Observer readers sound off on local events.
An absence of Dora
Only one time in a reporter’s life is it right and proper to be the center of a story: the day you die. As usual, Dora Walters scooped me. A couple of deadlines later, maybe I can add a few words about the woman who touched so many lives with truth.
What happened to all her notebooks? Contact sheets and negatives? Are the bound volumes of past issues containing her works on the hurricane evacuation list? Taken together, the batch would weigh more than my diminutive and persistent amiga, the indefatigable Dora.
As a cub radio reporter covering Sarasota County in the 1970s, I ran across her at car wrecks and county commission meetings. She was working for WTVT in Tampa. A major media TV news gal. Their south-of-the-bay one-man-band, shooting 8 millimeter film. She was the station’s first female reporter but already a seasoned pro from the competitive northeastern newspaper trenches.

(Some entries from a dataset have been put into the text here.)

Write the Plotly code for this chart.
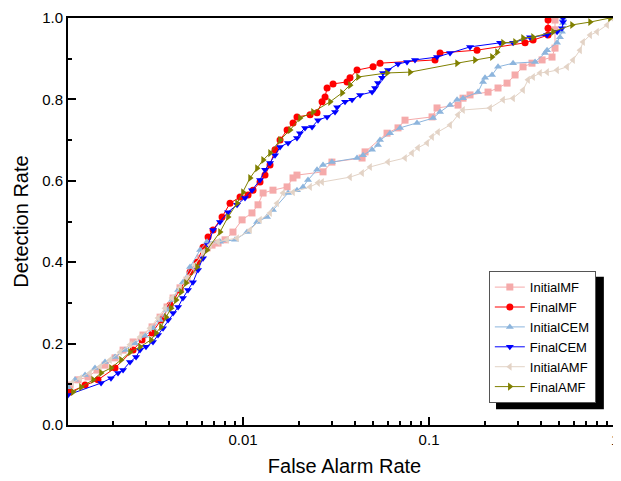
import plotly.graph_objects as go

# ---------------- data ----------------
series_names = ["InitialMF", "FinalMF", "InitialCEM", "FinalCEM", "InitialAMF", "FinalAMF"]

initial_mf_x = [0.001175, 0.001297, 0.001468, 0.001641, 0.001812, 0.002051, 0.002265, 0.002565, 0.002899,
                0.003243, 0.003581, 0.003904, 0.004207, 0.004585, 0.005, 0.005383, 0.005875, 0.006404,
                0.006813, 0.00734, 0.008004, 0.008831, 0.009885, 0.01117, 0.01204, 0.01282, 0.01449,
                0.01725, 0.01857, 0.0195, 0.02692, 0.03006, 0.04365, 0.0453, 0.05946, 0.06811, 0.07428,
                0.1038, 0.1104, 0.1432, 0.1523, 0.1661, 0.2076, 0.2349, 0.2627, 0.29, 0.3202, 0.3577,
                0.4052, 0.4583, 0.4756, 0.4756, 0.4756]
initial_mf_y = [0.098, 0.111, 0.118, 0.135, 0.147, 0.165, 0.184, 0.204, 0.221, 0.241, 0.265, 0.290, 0.312,
                0.337, 0.356, 0.381, 0.410, 0.435, 0.442, 0.447, 0.455, 0.474, 0.504, 0.521, 0.541, 0.570,
                0.577, 0.585, 0.607, 0.614, 0.622, 0.646, 0.656, 0.671, 0.717, 0.730, 0.749, 0.757, 0.779,
                0.786, 0.803, 0.811, 0.818, 0.828, 0.840, 0.860, 0.880, 0.889, 0.897, 0.904, 0.926, 0.971,
                0.995]

final_mf_x = [0.001175, 0.001415, 0.00166, 0.002051, 0.002565, 0.002864, 0.003243, 0.003622, 0.004055,
              0.004585, 0.005188, 0.005662, 0.006095, 0.006485, 0.006902, 0.007712, 0.008511, 0.009636,
              0.01064, 0.01132, 0.01234, 0.01313, 0.01397, 0.01486, 0.01581, 0.01725, 0.01857, 0.0195,
              0.02293, 0.025, 0.0266, 0.0276, 0.0283, 0.03047, 0.03624, 0.0376, 0.04101, 0.05, 0.05452,
              0.1077, 0.1146, 0.1811, 0.3282, 0.3625, 0.4363, 0.4363, 0.4363]
final_mf_y = [0.081, 0.098, 0.111, 0.140, 0.184, 0.209, 0.226, 0.258, 0.295, 0.332, 0.376, 0.400, 0.437,
              0.462, 0.479, 0.511, 0.545, 0.560, 0.565, 0.577, 0.597, 0.614, 0.639, 0.676, 0.700, 0.725,
              0.742, 0.757, 0.762, 0.767, 0.794, 0.806, 0.828, 0.838, 0.843, 0.853, 0.872, 0.880, 0.889,
              0.897, 0.914, 0.921, 0.939, 0.946, 0.958, 0.975, 0.995]

initial_cem_x = [0.001146, 0.00125, 0.001415, 0.0016, 0.001812, 0.002051, 0.002321, 0.002626, 0.002972,
                 0.003281, 0.003581, 0.003904, 0.004152, 0.004477, 0.004753, 0.005188, 0.005875, 0.006404,
                 0.007516, 0.009057, 0.01051, 0.01189, 0.01346, 0.01449, 0.01746, 0.0195, 0.02101,
                 0.02235, 0.025, 0.02692, 0.03006, 0.04101, 0.04419, 0.0494, 0.05316, 0.05452, 0.0617,
                 0.06983, 0.08616, 0.1051, 0.1146, 0.1297, 0.1415, 0.1523, 0.1834, 0.1951, 0.2, 0.2181,
                 0.2349, 0.283, 0.3715, 0.4205, 0.431, 0.4879, 0.5058, 0.5185, 0.5252, 0.5252]
initial_cem_y = [0.093, 0.111, 0.123, 0.140, 0.155, 0.167, 0.184, 0.201, 0.219, 0.238, 0.258, 0.283, 0.307,
                 0.332, 0.351, 0.388, 0.430, 0.450, 0.450, 0.455, 0.474, 0.499, 0.511, 0.528, 0.570, 0.577,
                 0.585, 0.602, 0.627, 0.639, 0.646, 0.656, 0.663, 0.676, 0.688, 0.700, 0.717, 0.730, 0.742,
                 0.754, 0.769, 0.786, 0.799, 0.803, 0.818, 0.843, 0.853, 0.860, 0.880, 0.889, 0.892, 0.914,
                 0.921, 0.939, 0.953, 0.966, 0.988, 1.0]

final_cem_x = [0.001146, 0.001725, 0.00195, 0.002128, 0.002265, 0.002467, 0.00266, 0.002793, 0.003008,
               0.003281, 0.003491, 0.003715, 0.003954, 0.004207, 0.004477, 0.004753, 0.005058, 0.005383,
               0.005728, 0.006095, 0.006485, 0.006902, 0.007516, 0.008304, 0.00929, 0.01025, 0.01117,
               0.01234, 0.01313, 0.01397, 0.01486, 0.01581, 0.01746, 0.0195, 0.02024, 0.02154, 0.0235,
               0.0253, 0.0283, 0.03124, 0.03203, 0.03535, 0.03855, 0.04257, 0.0494, 0.05123, 0.05316,
               0.0559, 0.05656, 0.06018, 0.06811, 0.07616, 0.08404, 0.1104, 0.1297, 0.1661, 0.2409,
               0.283, 0.349, 0.431, 0.4879, 0.5185, 0.5252, 0.5252]
final_cem_y = [0.074, 0.103, 0.115, 0.128, 0.135, 0.155, 0.167, 0.184, 0.192, 0.204, 0.221, 0.238, 0.258,
               0.275, 0.290, 0.312, 0.332, 0.351, 0.381, 0.410, 0.442, 0.479, 0.499, 0.523, 0.541, 0.558,
               0.577, 0.602, 0.627, 0.644, 0.663, 0.683, 0.693, 0.705, 0.717, 0.730, 0.732, 0.749, 0.757,
               0.769, 0.781, 0.794, 0.799, 0.811, 0.818, 0.828, 0.840, 0.853, 0.865, 0.872, 0.887, 0.892,
               0.897, 0.904, 0.914, 0.929, 0.939, 0.939, 0.953, 0.958, 0.966, 0.975, 0.990, 1.0]

initial_amf_x = [0.001204, 0.00133, 0.001504, 0.001702, 0.001927, 0.002182, 0.002467, 0.002793, 0.003162,
                 0.003491, 0.003807, 0.004152, 0.004585, 0.005, 0.005521, 0.006095, 0.006646, 0.00734,
                 0.008204, 0.00929, 0.01091, 0.01234, 0.01397, 0.01523, 0.01641, 0.01857, 0.02293, 0.0253,
                 0.0266, 0.0376, 0.04365, 0.04819, 0.06018, 0.07428, 0.08101, 0.08721, 0.09755, 0.1038,
                 0.1117, 0.1297, 0.1432, 0.1523, 0.2128, 0.25, 0.283, 0.3202, 0.3406, 0.3625, 0.3951,
                 0.431, 0.4879, 0.5521, 0.5945, 0.6483, 0.673, 0.7345, 0.8, 0.9057, 0.9638]
initial_amf_y = [0.103, 0.115, 0.128, 0.143, 0.160, 0.179, 0.197, 0.216, 0.238, 0.263, 0.287, 0.312, 0.337,
                 0.361, 0.393, 0.425, 0.442, 0.450, 0.455, 0.459, 0.479, 0.504, 0.521, 0.545, 0.570, 0.572,
                 0.585, 0.595, 0.597, 0.609, 0.619, 0.634, 0.646, 0.656, 0.668, 0.681, 0.693, 0.708, 0.720,
                 0.737, 0.762, 0.774, 0.779, 0.799, 0.803, 0.823, 0.848, 0.855, 0.865, 0.867, 0.872, 0.880,
                 0.897, 0.921, 0.941, 0.958, 0.966, 0.983, 1.0]

final_amf_x = [0.001219, 0.001346, 0.001563, 0.001725, 0.00195, 0.002208, 0.002467, 0.002793, 0.003199,
               0.003404, 0.003622, 0.003855, 0.004102, 0.004365, 0.004643, 0.004938, 0.005662, 0.006404,
               0.007516, 0.008304, 0.00929, 0.01, 0.01091, 0.01189, 0.01282, 0.01397, 0.01581, 0.0179,
               0.02024, 0.02378, 0.02938, 0.03407, 0.0376, 0.04153, 0.05946, 0.07901, 0.1415, 0.1767,
               0.2181, 0.2321, 0.25, 0.29, 0.3202, 0.3625, 0.4641, 0.5873, 0.7345, 0.9397]
final_amf_y = [0.081, 0.093, 0.111, 0.128, 0.140, 0.160, 0.179, 0.192, 0.209, 0.226, 0.241, 0.265, 0.287,
               0.307, 0.327, 0.349, 0.388, 0.430, 0.474, 0.511, 0.545, 0.572, 0.607, 0.631, 0.651, 0.668,
               0.700, 0.725, 0.754, 0.769, 0.794, 0.816, 0.835, 0.855, 0.865, 0.867, 0.889, 0.897, 0.904,
               0.916, 0.939, 0.941, 0.951, 0.953, 0.966, 0.983, 0.990, 1.0]

y_tick_vals = [0.0, 0.2, 0.4, 0.6, 0.8, 1.0]
y_tick_text = ["0.0", "0.2", "0.4", "0.6", "0.8", "1.0"]
x_tick_vals = [0.01, 0.1, 1]
x_tick_text = ["0.01", "0.1", "1"]
x_minor_vals = [m * d for d in (0.001, 0.01, 0.1) for m in range(2, 10)]

# ---------------- styles ----------------
styles = {
    "InitialMF": dict(color="#F5AAAA", symbol="square"),
    "FinalMF": dict(color="#FF0000", symbol="circle"),
    "InitialCEM": dict(color="#8DB5DD", symbol="triangle-up"),
    "FinalCEM": dict(color="#0000FF", symbol="triangle-down"),
    "InitialAMF": dict(color="#E3D3C6", symbol="triangle-left"),
    "FinalAMF": dict(color="#808000", symbol="triangle-right"),
}
data = {
    "InitialMF": (initial_mf_x, initial_mf_y),
    "FinalMF": (final_mf_x, final_mf_y),
    "InitialCEM": (initial_cem_x, initial_cem_y),
    "FinalCEM": (final_cem_x, final_cem_y),
    "InitialAMF": (initial_amf_x, initial_amf_y),
    "FinalAMF": (final_amf_x, final_amf_y),
}

fig = go.Figure()
for name in series_names:
    xs, ys = data[name]
    st = styles[name]
    fig.add_trace(go.Scatter(
        x=xs, y=ys, name=name, mode="lines+markers",
        line=dict(color=st["color"], width=1),
        marker=dict(color=st["color"], symbol=st["symbol"], size=7, line=dict(width=0)),
    ))

FONT = "Liberation Sans, Arial, sans-serif"

# page body has an 8px default margin: figure is sized/offset to compensate
fig.update_layout(
    width=613, height=473,
    margin=dict(l=60, r=0, t=10, b=56, autoexpand=False),
    paper_bgcolor="white", plot_bgcolor="white",
    font=dict(family=FONT, color="black", size=14),
    showlegend=True,
    legend=dict(
        x=0.761, y=0.378, xanchor="left", yanchor="top",
        bgcolor="white", bordercolor="#555555", borderwidth=1,
        font=dict(family=FONT, size=13, color="black"),
        tracegroupgap=0, itemwidth=30,
    ),
    xaxis=dict(
        type="log", range=[-2.941, 0.032], automargin=False,
        tickvals=x_tick_vals, ticktext=x_tick_text, ticklabeloverflow="allow",
        ticks="inside", ticklen=8, tickwidth=1.5, tickcolor="black",
        minor=dict(tickvals=x_minor_vals, ticks="inside", ticklen=4, tickwidth=1.5,
                   tickcolor="black", showgrid=False),
        showline=True, linecolor="black", linewidth=2, mirror=True,
        showgrid=False, zeroline=False,
        tickfont=dict(size=15),
        title=dict(text="False Alarm Rate", font=dict(size=20), standoff=12),
    ),
    yaxis=dict(
        range=[0, 1], automargin=False,
        tickvals=y_tick_vals, ticktext=y_tick_text,
        ticks="inside", ticklen=8, tickwidth=1.5, tickcolor="black",
        minor=dict(dtick=0.1, tick0=0, ticks="inside", ticklen=4, tickwidth=1.5,
                   tickcolor="black", showgrid=False),
        showline=True, linecolor="black", linewidth=2,
        showgrid=False, zeroline=False,
        tickfont=dict(size=15),
        title=dict(text="Detection Rate", font=dict(size=20), standoff=8),
    ),
    shapes=[dict(
        type="rect", xref="paper", yref="paper",
        x0=0.774, x1=0.969, y0=0.039, y1=0.364,
        fillcolor="black", line=dict(width=0), layer="above",
    )],
)

fig.write_html("out.html")
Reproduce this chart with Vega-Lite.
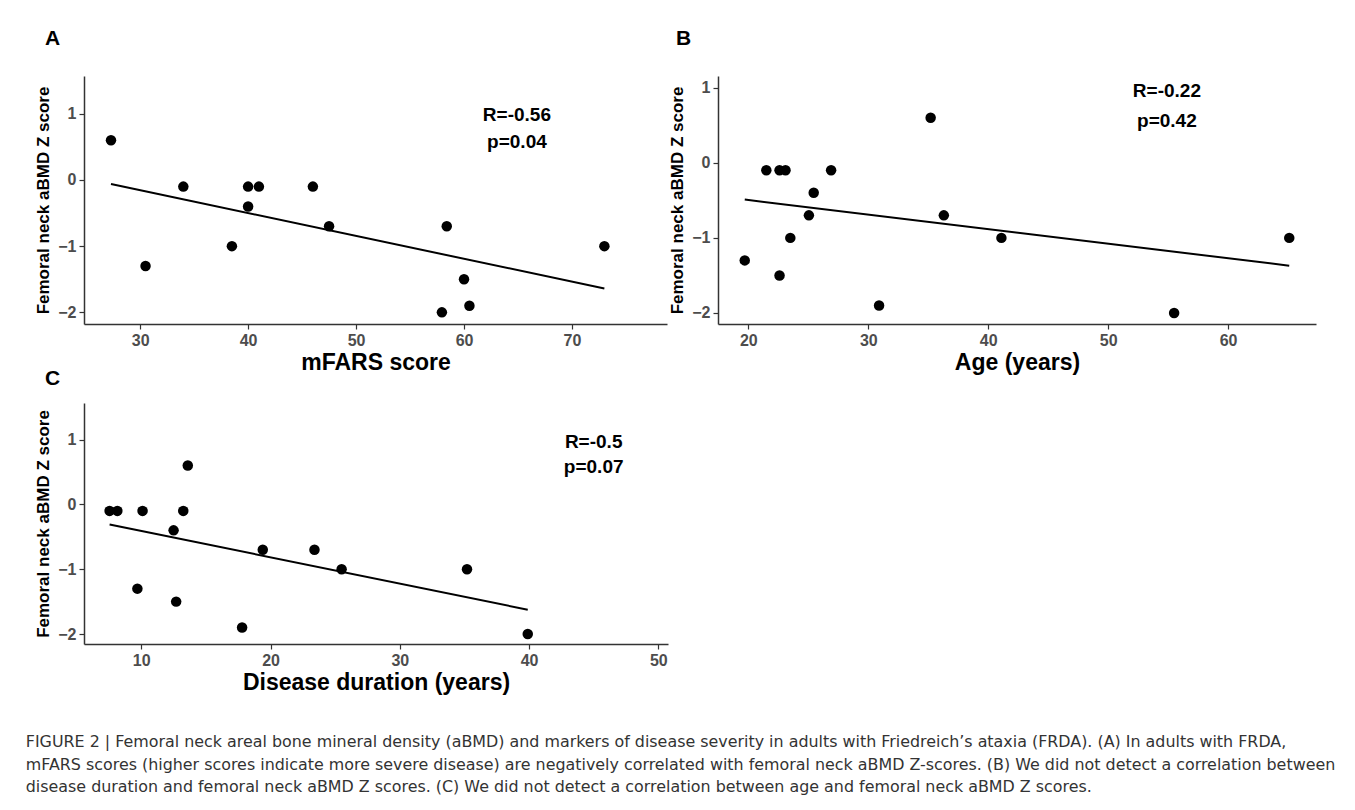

I once raced up on a car crash. Dora was already there, both of us using cop scanners. “Who’s the guy in the car?” I asked her. “You need to find out for yourself,” she replied. OK, I found a cop. Or another time, “Who’s the guy with the blue tie?” in a county commission meeting atop the Terrace Building in downtown Sarasota. “Snow White, I think it is. With a W.”
She was always so helpful to the competition.
Once there was an effort to start a Manatee-Sarasota press club. A monthly meet for drinks and laughs. Dora was a founding member. Maybe we could sell T-shirts to endow a high school scholarship. Herald-Tribune reporters boycotted the meetings, under stern publisher eyeballs. Were we Writer’s Guild secret agents? We designed a logo and called it the After -30- Club. The -30- being an old reporter shorthand at the bottom of the story to denote “that’s the end.”
Our orbits diverged, as I gravitated to TV, and she gravitated back to print. Years later, I was back in Sarasota with my radio reporter hat back on. Delighted to rejoin several of the After -30- gang on the beat, including tiny Dora with her raspy cat’s-tongue voice.
She was now on Longboat Key patrol, plugged and wired. Heaven help her competition. I was delighted she wasn’t in radio.
We were both sailors, volunteering at the Sarasota Sailing Squadron, where she could uncurl. A placid skipper, if I remember right. Doing more than her part to keep the place going.
I married and moved away. Dora in that period entered the most perilous portion of her career, now a top dog reporter with little competition. Her coverage of island events was often the only coverage, which can bestow real power.
She sailed those dangerous waters on an even keel for more than a decade. Everybody has an “inside tattoo,” a short statement that lasts your life long. Hers read “responsibility.” Longboat needed her insights, and she gave them in plain English on deadline every week.
Technology evolved around her, from a Bell & Howell wind-up camera to the age of video-on-demand. The physics of moving a story has changed, but telling it hasn’t.
Every reporter we lose is a stilled voice. We need a lot more Doras.
Bring back the birds
Commissioners, now that you have eliminated all but two male peacocks from the Village, it’s time to send your Public Works employees to the farm (where you supposedly sent the one female and numerous hatchlings for the past two years) and round up 10 male peafowl and bring them back to the Village.
In your infinite wisdom and decision to have 12 male peacocks roaming our Village streets, I must agree it was a decision I can live with, though I seldom agree with anything you propose. I will leave that conversation for another time.
So let’s get busy with it and get us our 10 birds that you owe us. After all, it was your decision to start with, so let’s abide by the rules that you have created.
And for those people who can’t stand the peacocks, I couldn’t care less. Live with it. We have to live with you.